MAH-CET 2026 — Mathematics PYQ

Let us solve this problem step-by-step using standard formulas for an Arithmetic Progression (AP).

Let the first term of the AP be $a$ and the common difference be $d$.

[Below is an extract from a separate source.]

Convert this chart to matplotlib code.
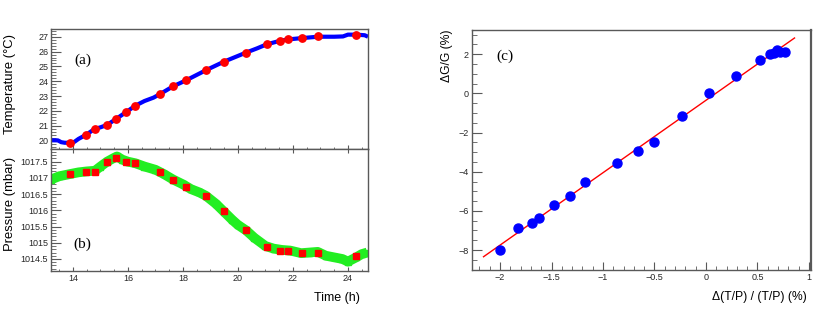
#!/usr/bin/env python3
"""Temperature / pressure time series and gain vs T/P correlation."""
import matplotlib
matplotlib.use("Agg")
import matplotlib.pyplot as plt
import numpy as np
from matplotlib.ticker import AutoMinorLocator, MultipleLocator

plt.rcParams["font.family"] = ["Liberation Sans", "DejaVu Sans"]

# continuous monitoring (a) temperature
temp_t = [13.2, 13.45, 13.57, 13.7, 13.93, 14.05, 14.2, 14.46, 14.79, 15.0, 15.24, 15.58,
          15.92, 16.27, 16.6, 16.93, 17.15, 17.64, 18.12, 18.83, 19.49, 20.28, 20.7,
          21.05, 21.54, 21.83, 22.34, 22.91, 23.5, 23.82, 24.0, 24.31, 24.61, 24.73]
temp_v = [20.03, 20.02, 19.9, 19.86, 19.86, 19.92, 20.12, 20.38, 20.79, 20.9, 21.06, 21.48,
          21.91, 22.36, 22.67, 22.9, 23.12, 23.66, 24.07, 24.74, 25.32, 25.92, 26.22,
          26.49, 26.73, 26.82, 26.91, 27.0, 27.0, 27.02, 27.14, 27.14, 27.1, 27.0]

# continuous monitoring (b) pressure
pres_t = [13.2, 13.5, 13.9, 14.2, 14.5, 14.8, 15.0, 15.24, 15.5, 15.6, 15.8, 16.0, 16.27,
          16.6, 17.0, 17.3, 17.64, 18.0, 18.3, 18.6, 18.83, 19.2, 19.5, 19.8, 20.0, 20.3,
          20.6, 21.0, 21.3, 21.6, 21.9, 22.3, 22.6, 22.9, 23.2, 23.5, 23.8, 24.0, 24.3,
          24.5, 24.7]
pres_v = [1016.95, 1017.05, 1017.12, 1017.17, 1017.2, 1017.22, 1017.35, 1017.5, 1017.62,
          1017.66, 1017.56, 1017.5, 1017.45, 1017.35, 1017.25, 1017.12, 1016.95, 1016.8,
          1016.65, 1016.55, 1016.45, 1016.2, 1015.95, 1015.7, 1015.55, 1015.38, 1015.15,
          1014.9, 1014.82, 1014.78, 1014.76, 1014.68, 1014.7, 1014.72, 1014.6, 1014.55,
          1014.5, 1014.42, 1014.55, 1014.65, 1014.7]

# gain measurement times
run_t = [13.90, 14.46, 14.79, 15.24, 15.58, 15.92, 16.27, 17.15, 17.64, 18.12, 18.83,
         19.49, 20.28, 21.05, 21.54, 21.83, 22.34, 22.91, 24.31]
run_temp = [19.85, 20.38, 20.79, 21.06, 21.48, 21.91, 22.36, 23.12, 23.66, 24.07, 24.74,
            25.32, 25.92, 26.49, 26.73, 26.82, 26.91, 27.02, 27.13]
run_pres = [1017.12, 1017.19, 1017.19, 1017.50, 1017.60, 1017.50, 1017.47, 1017.19,
            1016.95, 1016.73, 1016.45, 1015.98, 1015.38, 1014.86, 1014.74, 1014.76,
            1014.67, 1014.70, 1014.58]

# (c) correlation
dtp = [-2.0, -1.83, -1.69, -1.62, -1.48, -1.32, -1.17, -0.86, -0.66, -0.50, -0.23, 0.03,
       0.29, 0.52, 0.62, 0.66, 0.69, 0.72, 0.77]
dg = [-8.0, -6.89, -6.60, -6.36, -5.68, -5.25, -4.52, -3.56, -2.92, -2.46, -1.15, 0.0,
      0.89, 1.71, 2.0, 2.08, 2.22, 2.13, 2.13]
fit_slope = 3.7
fit_intercept = -0.35
fit_range = [-2.16, 0.86]

FRAME = "0.35"
TICKC = "0.15"


def style(ax, xlen=(3.0, 1.5), ylen=(7.0, 3.5)):
    for s in ax.spines.values():
        s.set_color(FRAME)
        s.set_linewidth(1.0)
    ax.tick_params(which="both", direction="in", colors=FRAME, labelcolor=TICKC,
                   labelsize=6.5, right=False, top=False)
    ax.tick_params(axis="x", which="major", length=xlen[0], pad=2)
    ax.tick_params(axis="x", which="minor", length=xlen[1])
    ax.tick_params(axis="y", which="major", length=ylen[0], pad=2)
    ax.tick_params(axis="y", which="minor", length=ylen[1])


fig = plt.figure(figsize=(8.3, 3.09), dpi=100)
W, H = 830.0, 309.0

ax_a = fig.add_axes([51 / W, 1 - 149 / H, 317 / W, 120 / H])
ax_b = fig.add_axes([51 / W, 1 - 271 / H, 317 / W, 122 / H], sharex=ax_a)
ax_c = fig.add_axes([471.7 / W, 1 - 270 / H, 339 / W, 240 / H])

# (a)
ax_a.plot(temp_t, temp_v, color="blue", lw=3.0, solid_capstyle="butt", zorder=2)
ax_a.plot(run_t, run_temp, "o", color="red", ms=5.3, mec="red", zorder=3)
ax_a.set_xlim(13.2, 24.73)
ax_a.set_ylim(19.44, 27.52)
ax_a.xaxis.set_major_locator(MultipleLocator(2))
ax_a.xaxis.set_minor_locator(AutoMinorLocator(4))
ax_a.yaxis.set_major_locator(MultipleLocator(1))
ax_a.yaxis.set_minor_locator(AutoMinorLocator(5))
style(ax_a)
ax_a.tick_params(axis="x", labelbottom=False)
ax_a.text(0.099, 0.74, "(a)", transform=ax_a.transAxes, family="Liberation Serif",
          fontsize=11, ha="center", va="center")

# (b)
ax_b.plot(pres_t, pres_v, color="#22ee22", lw=7.0, marker="s", ms=4.5, mec="#22ee22",
          solid_capstyle="butt", zorder=2)
ax_b.plot(run_t, run_pres, "s", color="red", ms=5.0, mec="red", zorder=3)
ax_b.set_ylim(1014.13, 1017.89)
ax_b.yaxis.set_major_locator(MultipleLocator(0.5))
ax_b.yaxis.set_minor_locator(AutoMinorLocator(5))
ax_b.yaxis.set_major_formatter(plt.FuncFormatter(lambda v, p: f"{v:g}"))
style(ax_b)
ax_b.tick_params(axis="x", top=True)
ax_b.text(0.099, 0.22, "(b)", transform=ax_b.transAxes, family="Liberation Serif",
          fontsize=11, ha="center", va="center")

# (c)
xf = np.array(fit_range)
ax_c.plot(xf, fit_slope * xf + fit_intercept, color="red", lw=1.0, zorder=2)
ax_c.plot(dtp, dg, "o", color="blue", ms=6.5, mec="blue", zorder=3)
ax_c.set_xlim(-2.275, 1.017)
ax_c.set_ylim(-9.02, 3.24)
ax_c.xaxis.set_major_locator(MultipleLocator(0.5))
ax_c.xaxis.set_minor_locator(AutoMinorLocator(5))
ax_c.yaxis.set_major_locator(MultipleLocator(2))
ax_c.yaxis.set_minor_locator(AutoMinorLocator(4))
ax_c.xaxis.set_major_formatter(plt.FuncFormatter(lambda v, p: f"{v:g}".replace("-", "\u2212")))
style(ax_c, xlen=(6.0, 3.0), ylen=(7.0, 3.5))
ax_c.spines["right"].set_linewidth(1.6)
ax_c.text(0.098, 0.89, "(c)", transform=ax_c.transAxes, family="Liberation Serif",
          fontsize=11, ha="center", va="center")

# axis titles
fig.text(10 / W, 1 - 84 / H, "Temperature (°C)", rotation=90, ha="center", va="center",
         fontsize=9.4)
fig.text(10 / W, 1 - 204 / H, "Pressure (mbar)", rotation=90, ha="center", va="center",
         fontsize=9.4)
fig.text(360 / W, 1 - 298 / H, "Time (h)", ha="right", va="center", fontsize=9)
fig.text(447 / W, 1 - 30 / H, "ΔG/G (%)", rotation=90, ha="center", va="top", fontsize=8.7)
fig.text(807 / W, 1 - 297 / H, "Δ(T/P) / (T/P) (%)", ha="right", va="center", fontsize=8.7)

fig.savefig("out.png", dpi=100, facecolor="white")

The formulas for the sum of $n$ terms ($S_n$) and the $n$-th term ($T_n$) are:

• $S_n=\frac{n}{2}[2a+(n-1)d]$

• $T_n=a+(n-1)d$

Step 1: Set up the ratio equation using the given conditions

We are given:

$$\frac{S_p}{S_q}=\frac{p^2}{q^2}$$

Expand $S_p$ and $S_q$ using the sum formula:

$$\frac{\frac{p}{2}[2a+(p-1)d]}{\frac{q}{2}[2a+(q-1)d]}=\frac{p^2}{q^2}$$

We can simplify the left side by canceling out the $\frac{1}{2}$ terms:

$$\frac{p[2a+(p-1)d]}{q[2a+(q-1)d]}=\frac{p^2}{q^2}$$

Now, divide both sides by $\frac{p}{q}$ (since $p\ne q$ and they are non-zero indexes):

$$\frac{2a+(p-1)d}{2a+(q-1)d}=\frac{p}{q}$$

Step 2: Find the mathematical relationship using a substitution shortcut

We need to find the value of the term ratio:

$$\frac{T_6}{T_{21}}=\frac{a+(6-1)d}{a+(21-1)d}=\frac{a+5d}{a+20d}$$

To make our sum equation look exactly like this term ratio, let us multiply the numerator and denominator of the target expression by $2$:

$$\frac{2(a+5d)}{2(a+20d)}=\frac{2a+10d}{2a+40d}$$

Now, compare this target format with the equation derived in Step 1:

• Compare $(p-1)d$ to $10d⟹p-1=10⟹p=11$

• Compare $(q-1)d$ to $40d⟹q-1=40⟹q=41$

Substitute these values of $p=11$ and $q=41$ directly into the right-hand side fraction $\frac{p}{q}$:

$$\frac{2a+(11-1)d}{2a+(41-1)d}=\frac{11}{41}$$

$$\frac{2a+10d}{2a+40d}=\frac{11}{41}$$

Step 3: Simplify back to find the required ratio

Factor out a $2$ from both the numerator and the denominator on the left side:

$$\frac{2(a+5d)}{2(a+20d)}=\frac{11}{41}$$

$$\frac{a+5d}{a+20d}=\frac{11}{41}$$

Since $T_6=a+5d$ and $T_{21}=a+20d$, we have:

$$\frac{T_6}{T_{21}}=\frac{11}{41}$$

Conclusion

The value of the ratio $\frac{T_6}{T_{21}}$ is $\frac{11}{41}$.

Hence, the correct option is (c) $\frac{11}{41}$.